Even an old train stops once in a while. As I did. Also, it was a Jesus weekend. Praise God. Thankfully Eddy is here to hold court this week.
By Eddy Ashioya
Love has always come easy to our family. It’s hard not to fall in love with us. Heck, I bet my inheritance that by the time you are done reading this article, you will be in love with me too. You see, I am the product of a raunchy love affair—is this too much, too soon?—my father, the quintessential Luhya man had me outside of wedlock. So, you can call me a love child.
A virile man with dashing good looks (my father, not me) had me 27 years back, with a foxy mother who I not only love, but like. But that’s not where this story begins.
I have grown up shuttled between three women, nay three mothers. I don’t know whether my mother was the other woman, but if she was, my father went to great pains to ensure she never felt that way. Growing up in a blended family has not always proved the juice to be worth the squeeze. The lawless banter and sly remarks that make one family feel more alive might have another reduced to fist cuffs in seconds. It’s a mountain of unpredictability, a leap of faith that succumbs, at least most of the time, to a haze of dust at the bottom of a tall cliff. It’s messy, but so is life.
Don’t get me wrong, it’s not that I suffer from scarcity, but more from abundance. But I know that at any moment, it may all come crashing down.

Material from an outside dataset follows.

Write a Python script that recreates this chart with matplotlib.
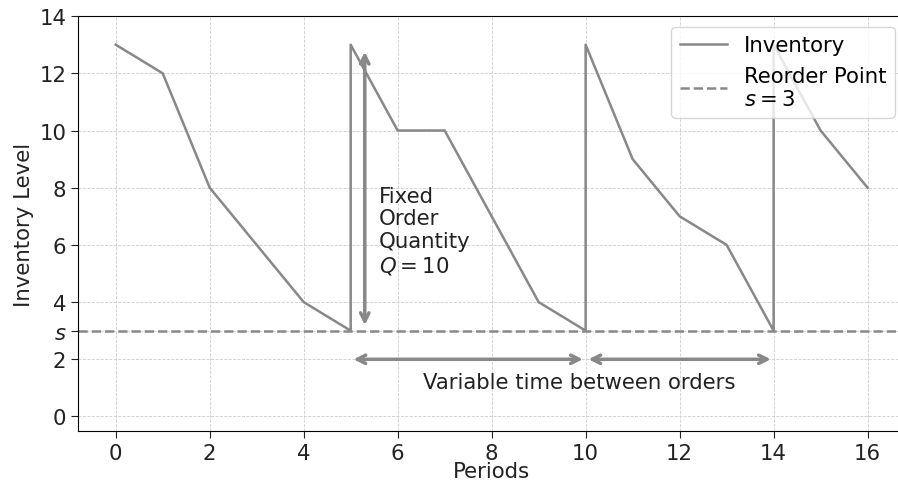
import matplotlib
matplotlib.use("Agg")
import matplotlib.pyplot as plt

periods = [0, 1, 2, 3, 4, 5, 5, 6, 7, 8, 9, 10, 10, 11, 12, 13, 14, 14, 15, 16]
inventory = [13, 12, 8, 6, 4, 3, 13, 10, 10, 7, 4, 3, 13, 9, 7, 6, 3, 13, 10, 8]
reorder_point = 3
order_qty = 10
order_times = [5, 10, 14]

yticks = [0, 2, reorder_point, 4, 6, 8, 10, 12, 14]
ytick_labels = ["0", "2", "$s$", "4", "6", "8", "10", "12", "14"]
xticks = [0, 2, 4, 6, 8, 10, 12, 14, 16]

GRAY = "#888888"
FS = 15.3

plt.rcParams["font.family"] = "DejaVu Sans"
fig, ax = plt.subplots(figsize=(8.98, 4.89), dpi=100)

ax.plot(periods, inventory, color=GRAY, lw=1.8, label="Inventory")
ax.axhline(reorder_point, color=GRAY, ls="--", lw=1.8, label="Reorder Point\n$s=3$")

# order quantity arrow
ax.annotate("", xy=(5.3, reorder_point + order_qty - 0.15), xytext=(5.3, reorder_point + 0.1),
            arrowprops=dict(arrowstyle="<->", color=GRAY, lw=2.5, mutation_scale=15))
ax.text(5.6, 8.07, "Fixed\nOrder\nQuantity\n$Q=10$", fontsize=FS, va="top", ha="left",
        color="#222222", linespacing=1.17)

# time between orders arrows
for a, b in zip(order_times[:-1], order_times[1:]):
    ax.annotate("", xy=(b, 2), xytext=(a, 2),
                arrowprops=dict(arrowstyle="<->", color=GRAY, lw=2.5, mutation_scale=15,
                                shrinkA=2, shrinkB=2))
ax.text(9.87, 1.2, "Variable time between orders", fontsize=FS, ha="center", va="center",
        color="#222222")

ax.set_xlim(-0.8, 16.8)
ax.set_ylim(-0.5, 14)
ax.set_xticks(xticks)
ax.set_yticks(yticks, labels=ytick_labels)
ax.tick_params(labelsize=FS, colors="#222222", length=5)
ax.set_xlabel("Periods", fontsize=FS, color="#222222", labelpad=-1)
ax.set_ylabel("Inventory Level", fontsize=FS, color="#222222")

ax.grid(True, color="#cccccc", ls="--", lw=0.6)
ax.spines["right"].set_visible(False)

leg = ax.legend(loc="upper right", fontsize=FS, handlelength=2.2, labelspacing=0.5)
leg.get_frame().set_edgecolor("#cccccc")

fig.subplots_adjust(left=0.087, right=1.008, bottom=0.117, top=0.965)
fig.savefig("out.png", dpi=100)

That’s why we appreciate many things, such as beauty and flowers, not despite their impermanence but because of it.
But I’m getting ahead of myself. So, where do we start?
The woman who raised me when I was a teenager, my aunt, I call her mom, because well she had the best years of me. When I was still a kijana barobaro, before vacuum cleaners were a thing, I used to scrub the carpet. She made it look like fun because she knows me thoroughly, enticing me with a hot plate of whatever-I-want. She introduced me to chapati, great chapatis which have become a deal-breaker for me in any relationship. I come from a Luhya heritage where we feed guests until they’re in pain and then send them home with leftovers. There’s always a boiling pot on the jiko when you visit us.
She rocks serviceable blazers and power vitenges. She still believes 2004 was the best year to be alive. Or was it 1999? I can’t keep up. Discussing heart matters is considered gauche, tacky or untoward, but when I got my ass handed its first heartbreak, I told her about it and we had chapati kuku (wa kienyeji) while listening to ‘I’m doing just fine’. Dark days, those ones.
Most everyone knows teenagers can be rude, bawdy, sarcastic, entitled, ungrateful, self-righteous, and my personal favorite, use up all the hot water with their endless showers. Now imagine living with such a teenager. Being snide was my weapon of choice. However, she never made me struggle with what every petulant teenager wants —to fit in. And because I responded better to the stick, coupled with her ready-to-go temper, she never withheld the red slippers and leather belt. It runs in the family, this mood thing. A hair-trigger temper is my go-to pessimistic reflex. One slight irritation awakens the dragon. No water in the apartment? Call for an estate meeting RIGHT NOW. Slow internet? Get on Twitt…oh.
But eventually you need to come of age.
And age, we did. Now I talk about anything with her. From finances to family. She’s a prayerful woman that one, and I still have the letter she wrote me when I was sitting my KCSE, which I passed in case you are wondering. I know she prays for me because the number of times people in the government office have served me without questioning my hairstyle is suspicious. So, because I know someone from her chama will send her this link, thanks mom.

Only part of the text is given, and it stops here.